MASKENPFLICHT: In Städten und Regionen mit stark steigenden
Corona-Zahlen soll die Maskenpflicht erweitert werden. Sie soll ab 35
Neuinfektionen je 100 000 Einwohner in sieben Tagen auch überall da
gelten, wo Menschen dichter beziehungsweise länger zusammenkommen.

PRIVATE FEIERN: In Regionen mit einem Wert über 35 Neuinfektionen
soll es eine Begrenzung von 25 Teilnehmern im öffentlichen und 15
Teilnehmern im privaten Raum geben.

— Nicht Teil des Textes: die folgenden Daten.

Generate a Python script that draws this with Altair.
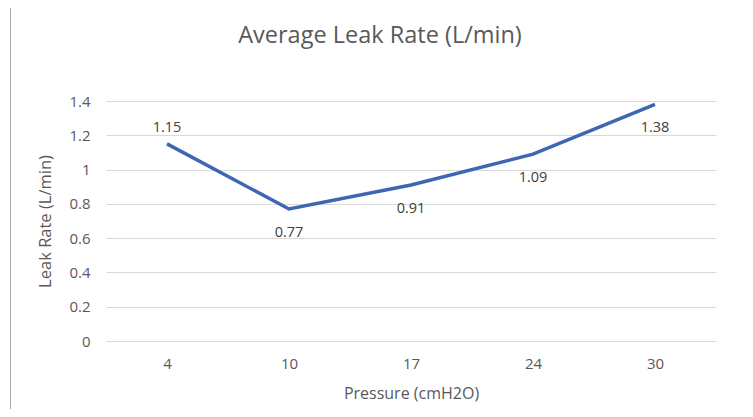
import altair as alt
import pandas as pd

pressure = ["4", "10", "17", "24", "30"]
leak = [1.15, 0.77, 0.91, 1.09, 1.38]
label_above = [True, False, False, False, False]
y_ticks = [0, 0.2, 0.4, 0.6, 0.8, 1, 1.2, 1.4]

df = pd.DataFrame({"p": pressure, "v": leak, "above": label_above})

FONT = "Open Sans"
GREY = "#595959"

x = alt.X("p:N", sort=pressure, scale=alt.Scale(paddingOuter=0.5),
          axis=alt.Axis(title="Pressure (cmH2O)", labelAngle=0, ticks=False, domain=False,
                        labelPadding=15, labelFontSize=15, labelColor=GREY, labelFont=FONT,
                        titleFontSize=16, titleColor=GREY, titleFont=FONT, titleFontWeight="normal",
                        titleY=52, titleBaseline="middle", grid=False))
y = alt.Y("v:Q", scale=alt.Scale(domain=[0, 1.4], nice=False),
          axis=alt.Axis(title="Leak Rate (L/min)", values=y_ticks, format="~g",
                        ticks=False, domain=False, labelPadding=16, labelFontSize=15,
                        labelColor=GREY, labelFont=FONT, gridColor="#d9d9d9", gridWidth=1,
                        labelOverlap=False,
                        titleFontSize=16.5, titleColor=GREY, titleFont=FONT, titleFontWeight="normal",
                        titleX=-61, titleY=120, titleAngle=-90, titleAlign="center",
                        titleBaseline="middle"))

base = alt.Chart(df)

border_left = base.transform_filter("datum.above").mark_rule(
    color="#a6a6a6", strokeWidth=1).encode(
    x=alt.value(-95.5), y=alt.value(-94), y2=alt.value(330))
border_top = base.transform_filter("datum.above").mark_rule(
    color="#a6a6a6", strokeWidth=1).encode(
    y=alt.value(-93.5), x=alt.value(-96), x2=alt.value(660))

line = base.mark_line(color="#3e66b3", strokeWidth=3.5).encode(x=x, y=y)

lab_above = base.transform_filter("datum.above").mark_text(
    dy=-16, fontSize=14.5, color="#404040", font=FONT).encode(
    x=x, y=y, text=alt.Text("v:Q", format=".2f"))
lab_below = base.transform_filter("!datum.above").mark_text(
    dy=24, fontSize=14.5, color="#404040", font=FONT).encode(
    x=x, y=y, text=alt.Text("v:Q", format=".2f"))

chart = alt.layer(border_left, border_top, line, lab_above, lab_below).properties(
    width=610, height=240,
    background="white",
    view=alt.ViewBackground(strokeWidth=0, stroke="transparent"),
    title=alt.TitleParams("Average Leak Rate (L/min)", fontSize=23.5, font=FONT, color=GREY,
                          fontWeight="normal", anchor="middle", frame="group", dx=-31,
                          offset=-41),
    autosize=alt.AutoSizeParams(type="none"),
    padding={"left": 98, "top": 93, "right": 29, "bottom": 68},
).configure_view(stroke="transparent", strokeWidth=0).configure_axis(
    domain=False, ticks=False).configure_axisX(grid=False)

chart.save("out.html", embed_options={"renderer": "svg", "actions": False})
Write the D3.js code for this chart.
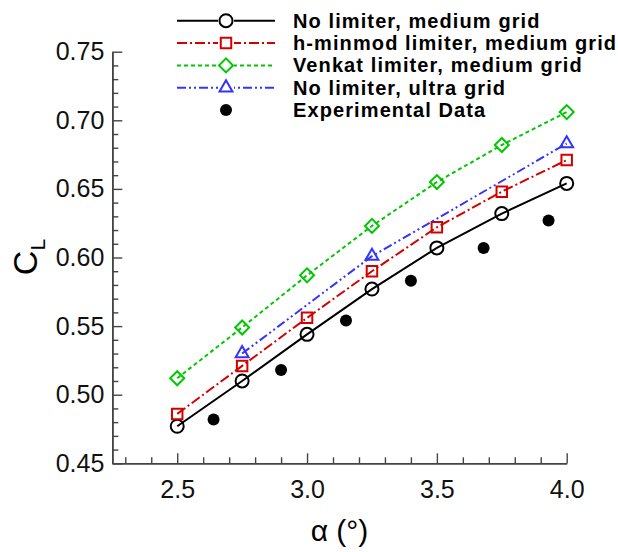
<!DOCTYPE html>
<html>
<head>
<meta charset="utf-8">
<script src="https://cdn.jsdelivr.net/npm/d3@7"></script>
<style>
  body { margin: 0; background: #fff; }
  text { font-family: "Liberation Sans", Arial, Helvetica, sans-serif; }
</style>
</head>
<body>
<div class="chart"></div>
<script>
const WIDTH = 618;
const HEIGHT = 552;

// data
const alpha = [2.5, 2.75, 3.0, 3.25, 3.5, 3.75, 4.0];
const noLimiterMedium = [0.477, 0.510, 0.544, 0.577, 0.607, 0.632, 0.654];
const hMinmodMedium = [0.486, 0.521, 0.556, 0.590, 0.622, 0.648, 0.671];
const venkatMedium = [0.512, 0.549, 0.587, 0.623, 0.655, 0.682, 0.706];
const ultraAlpha = [2.75, 3.25, 4.0];
const noLimiterUltra = [0.530, 0.601, 0.683];
const expAlpha = [2.64, 2.90, 3.15, 3.40, 3.68, 3.93];
const expCL = [0.482, 0.518, 0.554, 0.583, 0.607, 0.627];

const xMajor = [2.5, 3.0, 3.5, 4.0];
const xMinor = [2.3, 2.4, 2.6, 2.7, 2.8, 2.9, 3.1, 3.2, 3.3, 3.4, 3.6, 3.7, 3.8, 3.9];
const yMajor = [0.45, 0.50, 0.55, 0.60, 0.65, 0.70, 0.75];
const yMinor = [0.46, 0.47, 0.48, 0.49, 0.51, 0.52, 0.53, 0.54, 0.56, 0.57, 0.58, 0.59,
  0.61, 0.62, 0.63, 0.64, 0.66, 0.67, 0.68, 0.69, 0.71, 0.72, 0.73, 0.74];

const legendNames = [
  'No limiter, medium grid',
  'h-minmod limiter, medium grid',
  'Venkat limiter, medium grid',
  'No limiter, ultra grid',
  'Experimental Data'
];

const svg = d3.select('.chart')
  .append('svg')
  .attr('width', WIDTH)
  .attr('height', HEIGHT);

const x = d3.scaleLinear().domain([2.25, 4.0]).range([112.3, 566.7]);
const y = d3.scaleLinear().domain([0.45, 0.75]).range([463.3, 51.7]);

const AXIS_COLOR = '#444';

// axes (ticks point inward)
function styleAxis(g) {
  g.selectAll('path').attr('stroke', AXIS_COLOR).attr('stroke-width', 1.6);
  g.selectAll('line').attr('stroke', AXIS_COLOR).attr('stroke-width', 1.4);
  g.selectAll('text').attr('fill', '#111').style('font-size', '25px')
    .style('font-family', '"Liberation Sans", Arial, sans-serif');
}

svg.append('g')
  .attr('transform', `translate(0, ${y(0.45)})`)
  .call(d3.axisBottom(x).tickValues(xMinor).tickSizeInner(-6).tickSizeOuter(0).tickFormat(''))
  .call(styleAxis);

svg.append('g')
  .attr('transform', `translate(0, ${y(0.45)})`)
  .call(d3.axisBottom(x).tickValues(xMajor).tickSizeInner(-10).tickSizeOuter(0)
    .tickPadding(17).tickFormat(d3.format('.1f')))
  .call(styleAxis);

svg.append('g')
  .attr('transform', `translate(${x(2.25)}, 0)`)
  .call(d3.axisLeft(y).tickValues(yMinor).tickSizeInner(-6).tickSizeOuter(0).tickFormat(''))
  .call(styleAxis);

svg.append('g')
  .attr('transform', `translate(${x(2.25)}, 0)`)
  .call(d3.axisLeft(y).tickValues(yMajor).tickSizeInner(-10).tickSizeOuter(0)
    .tickPadding(8).tickFormat(d3.format('.2f')))
  .call(styleAxis);

// axis titles
svg.append('text')
  .attr('x', (x(2.25) + x(4.0)) / 2)
  .attr('y', 541)
  .attr('text-anchor', 'middle')
  .style('font-size', '30px')
  .text('α (°)');

const cl = svg.append('text')
  .attr('transform', `translate(37, 257) rotate(-90)`)
  .attr('text-anchor', 'middle')
  .style('font-size', '34px');
cl.append('tspan').text('C');
cl.append('tspan').attr('dy', 8).style('font-size', '21px').text('L');

// series
const series = [
  { xs: alpha, ys: noLimiterMedium, color: '#000', dash: null, sym: 'circle' },
  { xs: alpha, ys: hMinmodMedium, color: '#d40000', dash: '10,3,2,3', sym: 'square' },
  { xs: alpha, ys: venkatMedium, color: '#00c800', dash: '4,3', sym: 'diamond' },
  { xs: ultraAlpha, ys: noLimiterUltra, color: '#3333ff', dash: '9,3,2,3,2,3', sym: 'triangle' }
];

function symbolPath(kind) {
  if (kind === 'circle') return d3.symbol(d3.symbolCircle, 133)();
  if (kind === 'square') return d3.symbol(d3.symbolSquare, 110)();
  if (kind === 'diamond') return d3.symbol(d3.symbolSquare, 98)();
  return d3.symbol(d3.symbolTriangle, 72)();
}

function drawMarker(g, kind, cx, cy, color) {
  g.append('path')
    .attr('d', symbolPath(kind))
    .attr('transform', `translate(${cx}, ${cy})` + (kind === 'diamond' ? ' rotate(45)' : ''))
    .attr('fill', 'none')
    .attr('stroke', color)
    .attr('stroke-width', 2);
}

const line = d3.line().x(d => x(d[0])).y(d => y(d[1]));

series.forEach(s => {
  const pts = s.xs.map((v, i) => [v, s.ys[i]]);
  const g = svg.append('g');
  pts.forEach(p => drawMarker(g, s.sym, x(p[0]), y(p[1]), s.color));
  g.append('path')
    .attr('d', line(pts))
    .attr('fill', 'none')
    .attr('stroke', s.color)
    .attr('stroke-width', 2)
    .attr('stroke-dasharray', s.dash);
});

svg.append('g')
  .selectAll('circle')
  .data(expAlpha)
  .enter()
  .append('circle')
  .attr('cx', d => x(d))
  .attr('cy', (d, i) => y(expCL[i]))
  .attr('r', 6)
  .attr('fill', '#000');

// legend
const legend = svg.append('g');
legendNames.forEach((name, i) => {
  const cy = 20.7 + i * 22.35;
  if (i < 4) {
    const s = series[i];
    legend.append('line')
      .attr('x1', 177).attr('x2', 275)
      .attr('y1', cy).attr('y2', cy)
      .attr('stroke', s.color)
      .attr('stroke-width', 2)
      .attr('stroke-dasharray', s.dash);
    legend.append('rect')
      .attr('x', 218).attr('y', cy - 8).attr('width', 16).attr('height', 16)
      .attr('fill', '#fff');
    drawMarker(legend, s.sym, 226, cy, s.color);
  } else {
    legend.append('circle').attr('cx', 226).attr('cy', cy).attr('r', 6).attr('fill', '#000');
  }
  legend.append('text')
    .attr('x', 293)
    .attr('y', cy + 7)
    .style('font-size', '20px')
    .style('font-weight', 'bold')
    .style('letter-spacing', '1.1px')
    .text(name);
});
</script>
</body>
</html>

Ab 50 Neuinfektionen pro 100 000
Einwohner in sieben Tagen sollen private Feiern auf maximal zehn
Teilnehmer im öffentlichen Raum sowie auf höchstens zehn Teilnehmer
aus höchstens zwei Hausständen im privaten Raum begrenzt werden.

KONTAKTBESCHRÄNKUNGEN: Übersteigen die Neuinfektionen den 50er Wert
dürfen sich künftig nur noch maximal zehn Personen im öffentlichen
Raum treffen. Sollten die neuen Maßnahmen den Anstieg nicht zum
Stillstand bringen, wird dies auf bis zu fünf Personen oder die
Angehörigen zweier Hausstände verringert.

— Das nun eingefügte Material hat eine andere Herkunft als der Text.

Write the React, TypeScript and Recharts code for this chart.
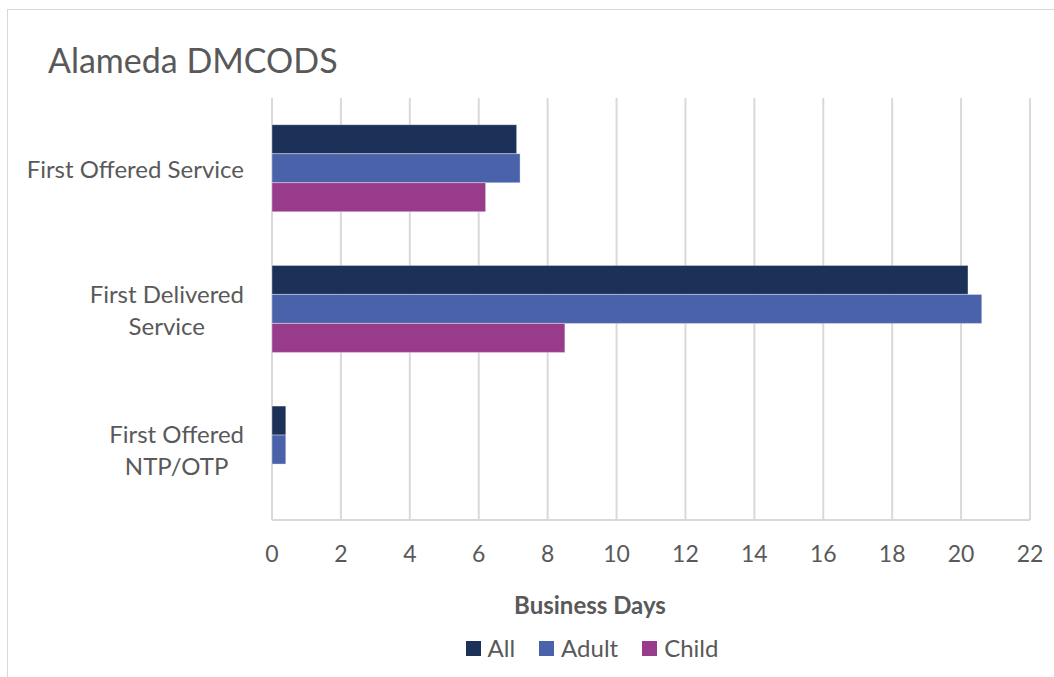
import React from 'react';
import { BarChart, Bar, XAxis, YAxis, CartesianGrid } from 'recharts';

const categories = ['First Offered Service', 'First Delivered Service', 'First Offered NTP/OTP'];
const allValues = [7.1, 20.2, 0.4];
const adultValues = [7.2, 20.6, 0.4];
const childValues = [6.2, 8.5, 0];
const xTicks = [0, 2, 4, 6, 8, 10, 12, 14, 16, 18, 20, 22];

const seriesNames = ['All', 'Adult', 'Child'];
const seriesColors = ['#1b3158', '#4a62aa', '#983b8b'];

const FONT = 'Lato, "Open Sans", sans-serif';
const TEXT = '#595959';

const chartData = categories.map((name, i) => ({
    name,
    All: allValues[i],
    Adult: adultValues[i],
    Child: childValues[i],
}));

let ctx: CanvasRenderingContext2D | null = null;
const measure = (s: string, font: string) => {
    if (!ctx) ctx = document.createElement('canvas').getContext('2d');
    if (!ctx) return s.length * 10;
    ctx.font = font;
    return ctx.measureText(s).width;
};

// wrap category label like Excel does, lines centred inside the block
const CategoryTick = (props: any) => {
    const { x, y, payload } = props;
    const font = '24px Lato';
    const words = String(payload.value).split(' ');
    const lines: string[] = [];
    let cur = '';
    words.forEach(w => {
        const test = cur ? cur + ' ' + w : w;
        if (cur && measure(test, font) > 228) {
            lines.push(cur);
            cur = w;
        } else {
            cur = test;
        }
    });
    if (cur) lines.push(cur);
    const block = Math.max(...lines.map(l => measure(l, font)));
    const cx = x - 28 - block / 2;
    return (
        <g>
            {lines.map((l, i) => (
                <text
                    key={i}
                    x={cx}
                    y={y + (i - (lines.length - 1) / 2) * 32}
                    textAnchor="middle"
                    dominantBaseline="central"
                    fill={TEXT}
                    fontSize={24}
                    fontFamily={FONT}
                >
                    {l}
                </text>
            ))}
        </g>
    );
};

const NumberTick = (props: any) => {
    const { x, y, payload } = props;
    return (
        <text x={x} y={y + 33} textAnchor="middle" dominantBaseline="central" fill={TEXT} fontSize={23} fontFamily={FONT}>
            {payload.value}
        </text>
    );
};

export default function App() {
    return (
        <div style={{ position: 'absolute', left: 0, top: 0, width: 1054, height: 677, overflow: 'hidden', background: '#fff', fontFamily: FONT }}>
            {/* chart frame */}
            <div style={{ position: 'absolute', left: 7, top: 9, width: 1200, height: 800, borderTop: '1.5px solid #d9d9d9', borderLeft: '1.5px solid #d9d9d9' }} />

            <div style={{ position: 'absolute', left: 48, top: 40, fontSize: 34, color: TEXT, lineHeight: '40px', whiteSpace: 'nowrap' }}>
                Alameda DMCODS
            </div>

            <div style={{ position: 'absolute', left: 0, top: 0 }}>
                <BarChart
                    width={1054}
                    height={677}
                    data={chartData}
                    layout="vertical"
                    margin={{ top: 98, right: 24, bottom: 117, left: 0 }}
                    barCategoryGap="19%"
                    barGap={0}
                >
                    <CartesianGrid horizontal={false} stroke="#d9d9d9" strokeWidth={2} />
                    <XAxis
                        type="number"
                        domain={[0, 22]}
                        ticks={xTicks}
                        height={40}
                        tickSize={0}
                        tickMargin={0}
                        tickLine={false}
                        axisLine={{ stroke: '#d9d9d9', strokeWidth: 2 }}
                        tick={<NumberTick />}
                        interval={0}
                    />
                    <YAxis
                        type="category"
                        dataKey="name"
                        width={272}
                        tickSize={0}
                        tickMargin={0}
                        tickLine={false}
                        axisLine={false}
                        tick={<CategoryTick />}
                        interval={0}
                    />
                    {seriesNames.map((s, i) => (
                        <Bar
                            key={s}
                            dataKey={s}
                            fill={seriesColors[i]}
                            stroke="rgba(255,255,255,0.35)"
                            strokeWidth={1}
                            isAnimationActive={false}
                        />
                    ))}
                </BarChart>
            </div>

            <div style={{ position: 'absolute', left: 0, width: 1180, top: 590, textAlign: 'center', fontSize: 24, fontWeight: 700, color: TEXT, lineHeight: '30px' }}>
                Business Days
            </div>

            {/* legend */}
            <div style={{ position: 'absolute', left: 0, width: 1184, top: 633, display: 'flex', justifyContent: 'center', gap: 24, color: TEXT, fontSize: 24, lineHeight: '30px' }}>
                {seriesNames.map((s, i) => (
                    <div key={s} style={{ display: 'flex', alignItems: 'center' }}>
                        <span style={{ display: 'inline-block', width: 15, height: 15, background: seriesColors[i], marginRight: 7 }} />
                        <span>{s}</span>
                    </div>
                ))}
            </div>
        </div>
    );
}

SPERRSTUNDE: Ebenfalls bei 50 Neuinfektionen pro 100 000 Einwohner in
sieben Tagen soll eine Sperrstunde um 23.00 Uhr für die Gastronomie
verhängt werden. Bars und Clubs sollen geschlossen werden.

VERANSTALTUNGEN: Wird der 50er Wert überschritten, wird die Zahl der
Teilnehmer bei Veranstaltungen auf 100 Personen begrenzt. Ausnahmen
bedürfen eines mit dem zuständigen Gesundheitsamt abgestimmten
Hygienekonzeptes.

BEHERBERGUNGSVERBOTE: Die Beherbergungsverbote für Urlauber aus
innerdeutschen Risikogebieten waren vor den Beratungen am
umstrittensten. Bund und Länder fanden auch im Kanzleramt keine
Einigung und vertagten das Thema erst einmal bis zum 8. November. Bis
dahin soll diese Maßnahme auf ihre Wirksamkeit überprüft werden.